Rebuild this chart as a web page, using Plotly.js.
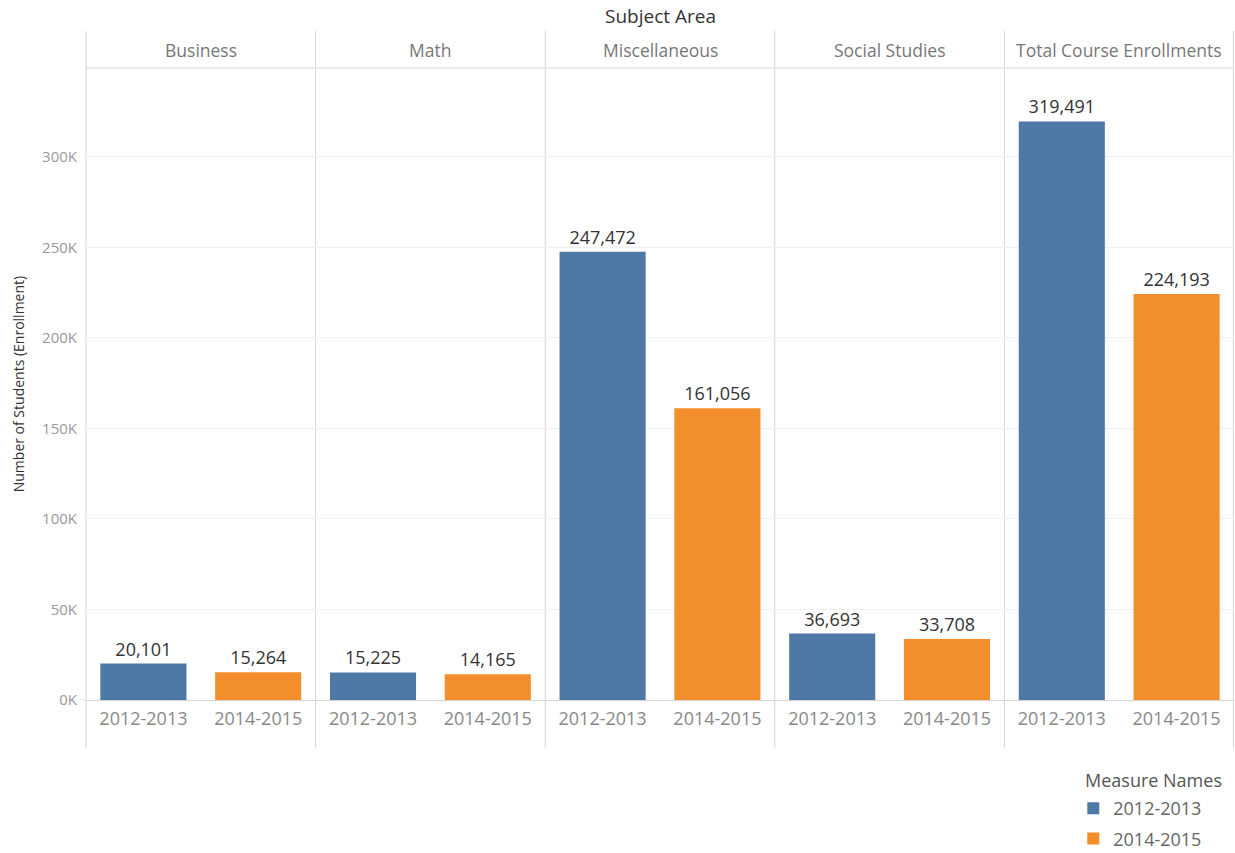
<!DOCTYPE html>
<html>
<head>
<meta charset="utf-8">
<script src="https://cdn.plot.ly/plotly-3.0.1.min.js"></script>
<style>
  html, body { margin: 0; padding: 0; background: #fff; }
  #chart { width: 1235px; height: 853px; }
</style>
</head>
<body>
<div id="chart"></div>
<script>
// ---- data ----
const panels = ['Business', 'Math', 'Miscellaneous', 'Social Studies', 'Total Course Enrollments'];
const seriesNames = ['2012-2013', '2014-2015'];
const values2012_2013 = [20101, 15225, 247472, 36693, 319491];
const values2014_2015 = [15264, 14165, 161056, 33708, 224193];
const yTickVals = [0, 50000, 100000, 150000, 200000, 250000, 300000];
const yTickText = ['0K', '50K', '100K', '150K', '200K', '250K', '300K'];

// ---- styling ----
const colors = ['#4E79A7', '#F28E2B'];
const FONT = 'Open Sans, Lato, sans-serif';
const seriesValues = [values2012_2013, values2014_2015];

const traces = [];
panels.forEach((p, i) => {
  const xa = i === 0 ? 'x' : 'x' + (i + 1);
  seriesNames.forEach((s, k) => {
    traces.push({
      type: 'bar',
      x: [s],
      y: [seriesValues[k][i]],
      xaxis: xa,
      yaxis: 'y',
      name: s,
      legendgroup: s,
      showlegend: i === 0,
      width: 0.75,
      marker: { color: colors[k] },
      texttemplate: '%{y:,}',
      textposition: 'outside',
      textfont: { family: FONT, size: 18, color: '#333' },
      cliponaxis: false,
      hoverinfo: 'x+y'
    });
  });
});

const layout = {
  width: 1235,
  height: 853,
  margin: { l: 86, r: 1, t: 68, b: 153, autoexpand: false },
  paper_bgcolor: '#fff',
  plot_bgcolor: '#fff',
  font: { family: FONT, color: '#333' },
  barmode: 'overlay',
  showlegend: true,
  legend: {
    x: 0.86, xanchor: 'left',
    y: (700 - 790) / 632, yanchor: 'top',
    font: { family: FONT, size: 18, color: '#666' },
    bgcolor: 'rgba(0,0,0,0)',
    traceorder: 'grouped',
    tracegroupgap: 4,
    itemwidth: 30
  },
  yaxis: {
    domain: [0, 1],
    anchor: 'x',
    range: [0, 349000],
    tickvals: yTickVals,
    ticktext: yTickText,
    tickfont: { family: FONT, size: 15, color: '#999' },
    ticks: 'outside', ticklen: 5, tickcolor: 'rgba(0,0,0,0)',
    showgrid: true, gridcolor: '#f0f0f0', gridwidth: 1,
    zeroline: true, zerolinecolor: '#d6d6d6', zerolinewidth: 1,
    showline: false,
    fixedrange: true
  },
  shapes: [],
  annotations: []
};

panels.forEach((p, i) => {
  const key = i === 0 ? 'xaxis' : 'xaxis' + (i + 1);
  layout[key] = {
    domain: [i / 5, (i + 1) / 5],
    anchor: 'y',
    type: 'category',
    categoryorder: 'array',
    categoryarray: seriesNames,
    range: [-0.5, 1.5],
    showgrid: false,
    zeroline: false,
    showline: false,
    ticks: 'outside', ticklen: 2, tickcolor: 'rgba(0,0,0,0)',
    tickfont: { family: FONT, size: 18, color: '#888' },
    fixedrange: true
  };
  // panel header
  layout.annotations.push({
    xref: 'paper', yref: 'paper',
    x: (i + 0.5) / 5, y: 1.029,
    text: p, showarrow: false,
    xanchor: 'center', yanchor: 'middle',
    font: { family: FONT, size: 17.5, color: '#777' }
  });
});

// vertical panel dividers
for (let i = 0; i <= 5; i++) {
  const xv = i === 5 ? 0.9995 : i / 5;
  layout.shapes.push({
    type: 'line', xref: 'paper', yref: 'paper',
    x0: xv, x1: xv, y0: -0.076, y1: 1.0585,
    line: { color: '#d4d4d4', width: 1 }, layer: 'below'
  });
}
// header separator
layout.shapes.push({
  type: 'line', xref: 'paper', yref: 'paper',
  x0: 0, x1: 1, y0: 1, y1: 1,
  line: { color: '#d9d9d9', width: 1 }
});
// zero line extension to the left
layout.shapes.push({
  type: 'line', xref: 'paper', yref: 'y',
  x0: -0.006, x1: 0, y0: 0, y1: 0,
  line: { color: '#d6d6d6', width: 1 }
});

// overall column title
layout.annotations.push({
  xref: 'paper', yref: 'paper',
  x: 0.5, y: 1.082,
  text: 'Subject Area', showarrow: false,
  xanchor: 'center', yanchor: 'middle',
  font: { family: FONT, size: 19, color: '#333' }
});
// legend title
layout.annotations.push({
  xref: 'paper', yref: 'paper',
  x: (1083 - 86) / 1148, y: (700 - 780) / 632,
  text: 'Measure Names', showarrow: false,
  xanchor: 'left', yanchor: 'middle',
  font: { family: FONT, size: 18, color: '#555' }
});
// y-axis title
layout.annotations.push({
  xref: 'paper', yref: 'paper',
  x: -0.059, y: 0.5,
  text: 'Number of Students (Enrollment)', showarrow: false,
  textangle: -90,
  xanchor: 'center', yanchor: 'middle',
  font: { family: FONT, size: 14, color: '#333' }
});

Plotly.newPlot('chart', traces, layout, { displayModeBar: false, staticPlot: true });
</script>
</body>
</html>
^^^^^^^^
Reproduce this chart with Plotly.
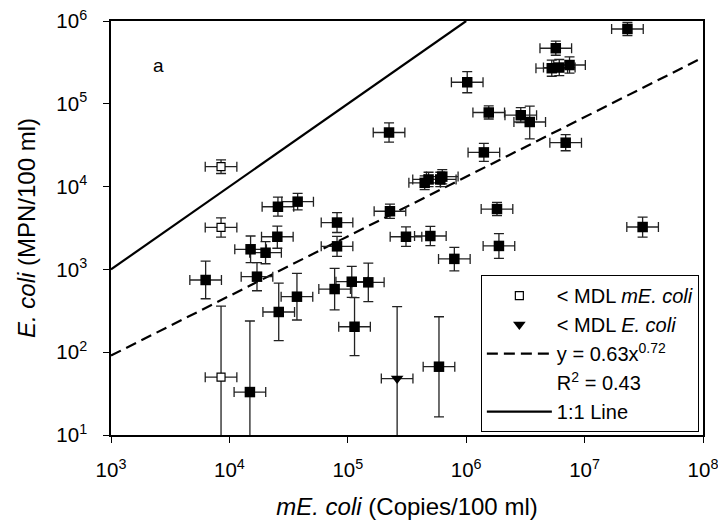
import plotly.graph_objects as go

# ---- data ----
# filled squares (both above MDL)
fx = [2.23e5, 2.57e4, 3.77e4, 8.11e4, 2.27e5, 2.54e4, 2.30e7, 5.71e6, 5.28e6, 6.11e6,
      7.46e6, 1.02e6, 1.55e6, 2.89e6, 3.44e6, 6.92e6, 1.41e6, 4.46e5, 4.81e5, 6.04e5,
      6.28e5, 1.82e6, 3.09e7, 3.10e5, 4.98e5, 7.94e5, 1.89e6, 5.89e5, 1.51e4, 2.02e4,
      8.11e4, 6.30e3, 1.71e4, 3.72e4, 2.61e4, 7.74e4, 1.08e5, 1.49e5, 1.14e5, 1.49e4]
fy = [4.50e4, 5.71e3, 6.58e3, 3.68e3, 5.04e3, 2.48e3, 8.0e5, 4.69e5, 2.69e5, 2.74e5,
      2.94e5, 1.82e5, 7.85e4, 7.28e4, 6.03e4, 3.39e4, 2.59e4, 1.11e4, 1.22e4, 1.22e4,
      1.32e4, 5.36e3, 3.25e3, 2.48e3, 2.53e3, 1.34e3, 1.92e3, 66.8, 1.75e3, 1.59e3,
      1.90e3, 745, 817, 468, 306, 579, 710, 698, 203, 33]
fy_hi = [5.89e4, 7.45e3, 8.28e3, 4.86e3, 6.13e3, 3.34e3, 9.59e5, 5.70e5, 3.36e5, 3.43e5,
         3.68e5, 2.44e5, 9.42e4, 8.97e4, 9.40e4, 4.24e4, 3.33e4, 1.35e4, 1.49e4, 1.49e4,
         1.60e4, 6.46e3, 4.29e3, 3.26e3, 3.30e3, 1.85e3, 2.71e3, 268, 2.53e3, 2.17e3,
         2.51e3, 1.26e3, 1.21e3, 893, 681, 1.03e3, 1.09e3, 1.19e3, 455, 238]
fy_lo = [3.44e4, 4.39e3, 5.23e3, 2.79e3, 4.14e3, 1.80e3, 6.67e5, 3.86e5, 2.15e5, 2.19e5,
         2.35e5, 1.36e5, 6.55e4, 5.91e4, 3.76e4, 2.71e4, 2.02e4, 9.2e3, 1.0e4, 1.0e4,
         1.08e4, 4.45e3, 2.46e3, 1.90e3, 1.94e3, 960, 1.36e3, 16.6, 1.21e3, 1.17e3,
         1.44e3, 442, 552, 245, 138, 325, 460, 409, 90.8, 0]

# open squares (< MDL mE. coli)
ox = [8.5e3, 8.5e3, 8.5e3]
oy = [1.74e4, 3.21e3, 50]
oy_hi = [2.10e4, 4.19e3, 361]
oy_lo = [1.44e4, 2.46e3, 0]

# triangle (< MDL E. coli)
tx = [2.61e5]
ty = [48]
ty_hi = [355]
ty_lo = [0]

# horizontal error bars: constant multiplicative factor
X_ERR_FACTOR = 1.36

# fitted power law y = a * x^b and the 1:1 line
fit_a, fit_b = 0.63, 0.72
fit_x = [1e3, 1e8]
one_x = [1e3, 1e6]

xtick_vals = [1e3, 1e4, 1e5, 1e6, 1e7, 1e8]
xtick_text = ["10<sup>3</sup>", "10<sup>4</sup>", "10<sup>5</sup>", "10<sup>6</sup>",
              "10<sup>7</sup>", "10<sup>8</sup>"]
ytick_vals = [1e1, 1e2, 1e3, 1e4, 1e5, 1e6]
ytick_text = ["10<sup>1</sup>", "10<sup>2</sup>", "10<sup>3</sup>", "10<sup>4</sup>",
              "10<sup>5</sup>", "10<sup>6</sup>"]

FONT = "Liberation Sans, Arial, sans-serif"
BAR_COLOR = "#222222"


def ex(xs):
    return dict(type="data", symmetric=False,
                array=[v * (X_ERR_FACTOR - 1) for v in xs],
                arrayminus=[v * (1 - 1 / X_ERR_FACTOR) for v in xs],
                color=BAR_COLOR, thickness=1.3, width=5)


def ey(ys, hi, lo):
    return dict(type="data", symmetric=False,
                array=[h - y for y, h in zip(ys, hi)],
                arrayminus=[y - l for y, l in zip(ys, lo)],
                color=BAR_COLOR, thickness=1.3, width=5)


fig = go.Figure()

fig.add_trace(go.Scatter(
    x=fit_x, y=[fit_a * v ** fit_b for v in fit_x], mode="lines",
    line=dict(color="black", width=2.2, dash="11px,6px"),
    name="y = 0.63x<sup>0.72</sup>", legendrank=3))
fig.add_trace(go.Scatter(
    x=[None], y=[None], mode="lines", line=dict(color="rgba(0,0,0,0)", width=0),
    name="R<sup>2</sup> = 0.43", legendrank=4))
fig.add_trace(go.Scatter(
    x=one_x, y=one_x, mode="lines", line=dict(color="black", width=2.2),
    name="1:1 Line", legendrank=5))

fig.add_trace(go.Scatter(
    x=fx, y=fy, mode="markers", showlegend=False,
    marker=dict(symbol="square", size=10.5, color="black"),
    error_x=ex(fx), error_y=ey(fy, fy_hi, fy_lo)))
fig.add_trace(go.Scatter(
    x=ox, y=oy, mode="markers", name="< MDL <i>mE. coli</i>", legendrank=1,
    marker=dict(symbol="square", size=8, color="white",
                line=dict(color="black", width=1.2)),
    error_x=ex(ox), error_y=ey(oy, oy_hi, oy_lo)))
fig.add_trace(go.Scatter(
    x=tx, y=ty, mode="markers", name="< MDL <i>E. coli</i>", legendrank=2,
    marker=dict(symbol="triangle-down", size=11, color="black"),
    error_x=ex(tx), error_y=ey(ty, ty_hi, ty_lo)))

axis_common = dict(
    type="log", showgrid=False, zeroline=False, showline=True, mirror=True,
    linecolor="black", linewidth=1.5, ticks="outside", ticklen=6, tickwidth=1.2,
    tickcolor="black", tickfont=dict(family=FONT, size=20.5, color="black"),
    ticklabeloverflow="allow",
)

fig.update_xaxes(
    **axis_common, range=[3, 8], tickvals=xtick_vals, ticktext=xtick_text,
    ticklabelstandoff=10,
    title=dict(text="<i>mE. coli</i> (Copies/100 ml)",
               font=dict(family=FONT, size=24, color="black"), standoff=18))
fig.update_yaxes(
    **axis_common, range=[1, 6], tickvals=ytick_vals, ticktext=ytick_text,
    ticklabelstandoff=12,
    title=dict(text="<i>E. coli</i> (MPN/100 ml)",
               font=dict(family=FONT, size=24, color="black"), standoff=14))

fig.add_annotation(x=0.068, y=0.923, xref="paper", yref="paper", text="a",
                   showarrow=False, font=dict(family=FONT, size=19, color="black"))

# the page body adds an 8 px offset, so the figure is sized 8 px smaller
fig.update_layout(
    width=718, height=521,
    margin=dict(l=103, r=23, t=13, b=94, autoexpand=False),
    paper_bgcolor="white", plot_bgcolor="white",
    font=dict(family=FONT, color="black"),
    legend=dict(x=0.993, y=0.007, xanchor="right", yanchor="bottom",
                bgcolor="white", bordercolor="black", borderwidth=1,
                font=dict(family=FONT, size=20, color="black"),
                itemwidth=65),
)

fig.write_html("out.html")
^^^^^^^^
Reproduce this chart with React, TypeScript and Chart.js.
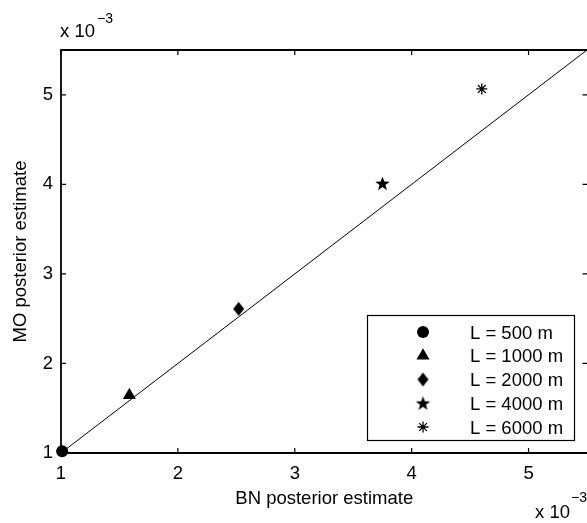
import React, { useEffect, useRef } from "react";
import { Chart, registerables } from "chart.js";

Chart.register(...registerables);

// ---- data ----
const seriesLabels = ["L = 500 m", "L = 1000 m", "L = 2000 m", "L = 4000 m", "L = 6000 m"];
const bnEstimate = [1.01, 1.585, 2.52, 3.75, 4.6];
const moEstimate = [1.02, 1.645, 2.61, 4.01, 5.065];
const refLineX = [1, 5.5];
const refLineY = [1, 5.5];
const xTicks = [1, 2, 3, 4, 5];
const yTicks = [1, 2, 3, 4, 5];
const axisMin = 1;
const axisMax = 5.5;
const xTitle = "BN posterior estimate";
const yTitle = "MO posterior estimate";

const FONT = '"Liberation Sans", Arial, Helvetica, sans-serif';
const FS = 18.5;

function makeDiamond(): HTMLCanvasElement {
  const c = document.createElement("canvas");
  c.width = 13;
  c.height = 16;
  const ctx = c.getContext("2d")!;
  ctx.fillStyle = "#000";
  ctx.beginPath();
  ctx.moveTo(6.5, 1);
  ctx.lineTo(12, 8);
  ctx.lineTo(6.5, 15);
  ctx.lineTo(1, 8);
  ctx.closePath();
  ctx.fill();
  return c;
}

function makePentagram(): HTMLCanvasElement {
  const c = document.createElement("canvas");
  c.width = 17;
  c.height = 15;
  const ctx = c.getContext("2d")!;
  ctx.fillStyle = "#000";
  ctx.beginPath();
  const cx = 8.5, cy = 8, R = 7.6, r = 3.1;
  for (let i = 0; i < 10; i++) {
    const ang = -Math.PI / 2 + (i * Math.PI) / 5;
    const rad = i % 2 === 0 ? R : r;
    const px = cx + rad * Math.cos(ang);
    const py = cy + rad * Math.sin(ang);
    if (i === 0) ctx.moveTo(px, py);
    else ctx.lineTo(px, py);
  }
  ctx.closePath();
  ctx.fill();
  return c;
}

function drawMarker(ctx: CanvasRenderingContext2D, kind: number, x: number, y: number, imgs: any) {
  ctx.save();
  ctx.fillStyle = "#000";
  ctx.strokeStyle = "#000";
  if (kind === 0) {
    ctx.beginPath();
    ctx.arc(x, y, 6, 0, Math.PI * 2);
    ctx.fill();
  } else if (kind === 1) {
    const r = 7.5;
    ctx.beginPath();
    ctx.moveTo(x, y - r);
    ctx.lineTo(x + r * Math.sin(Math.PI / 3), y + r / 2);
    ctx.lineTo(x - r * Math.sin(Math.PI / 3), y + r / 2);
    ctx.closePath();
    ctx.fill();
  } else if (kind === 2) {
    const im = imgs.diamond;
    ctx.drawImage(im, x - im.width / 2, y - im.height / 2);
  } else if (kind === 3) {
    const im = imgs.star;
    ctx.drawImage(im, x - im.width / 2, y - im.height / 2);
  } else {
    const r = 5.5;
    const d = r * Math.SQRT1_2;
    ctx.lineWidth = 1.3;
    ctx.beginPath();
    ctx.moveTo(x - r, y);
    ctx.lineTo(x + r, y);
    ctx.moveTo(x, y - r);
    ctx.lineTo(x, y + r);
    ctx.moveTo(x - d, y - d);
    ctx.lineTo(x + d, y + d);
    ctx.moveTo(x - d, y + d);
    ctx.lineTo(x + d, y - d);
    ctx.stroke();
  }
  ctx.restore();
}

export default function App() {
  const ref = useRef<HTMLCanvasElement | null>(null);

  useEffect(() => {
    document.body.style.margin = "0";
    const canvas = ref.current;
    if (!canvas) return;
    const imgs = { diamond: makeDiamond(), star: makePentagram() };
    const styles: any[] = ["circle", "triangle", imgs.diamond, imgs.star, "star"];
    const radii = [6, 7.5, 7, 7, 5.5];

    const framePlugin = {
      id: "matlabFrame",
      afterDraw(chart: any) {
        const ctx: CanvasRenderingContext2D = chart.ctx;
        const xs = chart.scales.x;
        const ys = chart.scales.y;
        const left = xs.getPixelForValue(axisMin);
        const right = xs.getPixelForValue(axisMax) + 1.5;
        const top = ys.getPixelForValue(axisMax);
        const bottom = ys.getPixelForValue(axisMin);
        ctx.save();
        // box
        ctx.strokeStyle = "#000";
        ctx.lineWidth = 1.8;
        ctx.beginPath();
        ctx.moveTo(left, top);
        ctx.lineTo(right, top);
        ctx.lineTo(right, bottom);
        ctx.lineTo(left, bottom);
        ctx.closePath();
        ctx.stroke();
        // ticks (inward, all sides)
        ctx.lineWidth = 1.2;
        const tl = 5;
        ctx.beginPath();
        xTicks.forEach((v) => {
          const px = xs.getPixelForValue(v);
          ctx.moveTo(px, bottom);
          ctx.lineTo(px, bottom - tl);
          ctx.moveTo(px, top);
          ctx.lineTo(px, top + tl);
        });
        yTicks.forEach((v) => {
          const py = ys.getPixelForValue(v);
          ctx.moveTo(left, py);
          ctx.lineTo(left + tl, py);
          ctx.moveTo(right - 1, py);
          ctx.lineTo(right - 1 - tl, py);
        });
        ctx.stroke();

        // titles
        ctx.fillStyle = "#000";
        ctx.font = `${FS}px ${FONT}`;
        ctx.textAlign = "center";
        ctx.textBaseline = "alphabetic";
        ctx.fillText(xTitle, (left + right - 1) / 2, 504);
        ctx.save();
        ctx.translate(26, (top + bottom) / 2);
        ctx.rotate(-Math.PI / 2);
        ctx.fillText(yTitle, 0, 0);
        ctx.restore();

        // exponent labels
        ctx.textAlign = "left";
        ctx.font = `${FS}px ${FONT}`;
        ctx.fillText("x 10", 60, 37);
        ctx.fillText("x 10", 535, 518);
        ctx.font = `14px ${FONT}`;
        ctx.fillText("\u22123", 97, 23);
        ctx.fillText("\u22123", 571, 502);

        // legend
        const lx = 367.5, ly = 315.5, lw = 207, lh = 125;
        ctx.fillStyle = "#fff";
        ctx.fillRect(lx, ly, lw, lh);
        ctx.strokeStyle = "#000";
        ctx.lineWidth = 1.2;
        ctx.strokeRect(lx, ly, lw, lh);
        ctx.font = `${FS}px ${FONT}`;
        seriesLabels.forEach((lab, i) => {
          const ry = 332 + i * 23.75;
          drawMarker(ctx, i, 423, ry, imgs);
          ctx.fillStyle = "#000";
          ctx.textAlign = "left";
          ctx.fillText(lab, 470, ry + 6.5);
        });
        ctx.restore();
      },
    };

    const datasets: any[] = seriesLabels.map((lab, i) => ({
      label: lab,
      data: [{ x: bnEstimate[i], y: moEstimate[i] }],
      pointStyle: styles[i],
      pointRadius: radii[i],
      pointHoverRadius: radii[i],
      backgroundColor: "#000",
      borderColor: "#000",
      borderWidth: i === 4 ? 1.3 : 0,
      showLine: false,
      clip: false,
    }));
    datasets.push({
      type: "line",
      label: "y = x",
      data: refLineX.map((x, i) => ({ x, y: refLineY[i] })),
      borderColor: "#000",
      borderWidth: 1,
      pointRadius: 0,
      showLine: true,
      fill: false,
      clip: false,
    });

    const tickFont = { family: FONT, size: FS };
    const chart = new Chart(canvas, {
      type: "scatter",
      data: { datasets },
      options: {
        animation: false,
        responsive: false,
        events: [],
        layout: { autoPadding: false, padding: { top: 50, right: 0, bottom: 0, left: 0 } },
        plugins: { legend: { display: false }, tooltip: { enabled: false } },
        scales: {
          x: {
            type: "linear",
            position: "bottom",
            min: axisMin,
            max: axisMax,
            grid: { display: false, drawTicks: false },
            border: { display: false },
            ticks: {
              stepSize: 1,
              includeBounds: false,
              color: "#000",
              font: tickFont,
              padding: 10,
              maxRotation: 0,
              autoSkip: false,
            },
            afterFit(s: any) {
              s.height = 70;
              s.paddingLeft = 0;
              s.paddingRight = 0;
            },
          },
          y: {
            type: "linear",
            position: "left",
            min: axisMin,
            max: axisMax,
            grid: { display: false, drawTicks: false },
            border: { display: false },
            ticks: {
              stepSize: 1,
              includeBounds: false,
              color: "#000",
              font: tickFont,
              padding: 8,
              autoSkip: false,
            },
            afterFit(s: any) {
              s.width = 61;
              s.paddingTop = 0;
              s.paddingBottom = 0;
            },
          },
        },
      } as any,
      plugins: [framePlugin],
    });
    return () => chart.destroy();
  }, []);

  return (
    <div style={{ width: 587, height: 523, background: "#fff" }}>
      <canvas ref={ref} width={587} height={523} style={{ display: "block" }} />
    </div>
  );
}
^^^^^^^^
▶ [Task objective]: Word for word, restate the lines beginning with the one that has "Reproduce this chart with React, TypeScript" and ending with the one that has "Chart.register(...registerables);". Keep both ends and skip any pictures.

▶ [Written reply]:
Reproduce this chart with React, TypeScript and Chart.js.
import React, { useEffect, useRef } from "react";
import { Chart, registerables } from "chart.js";

Chart.register(...registerables);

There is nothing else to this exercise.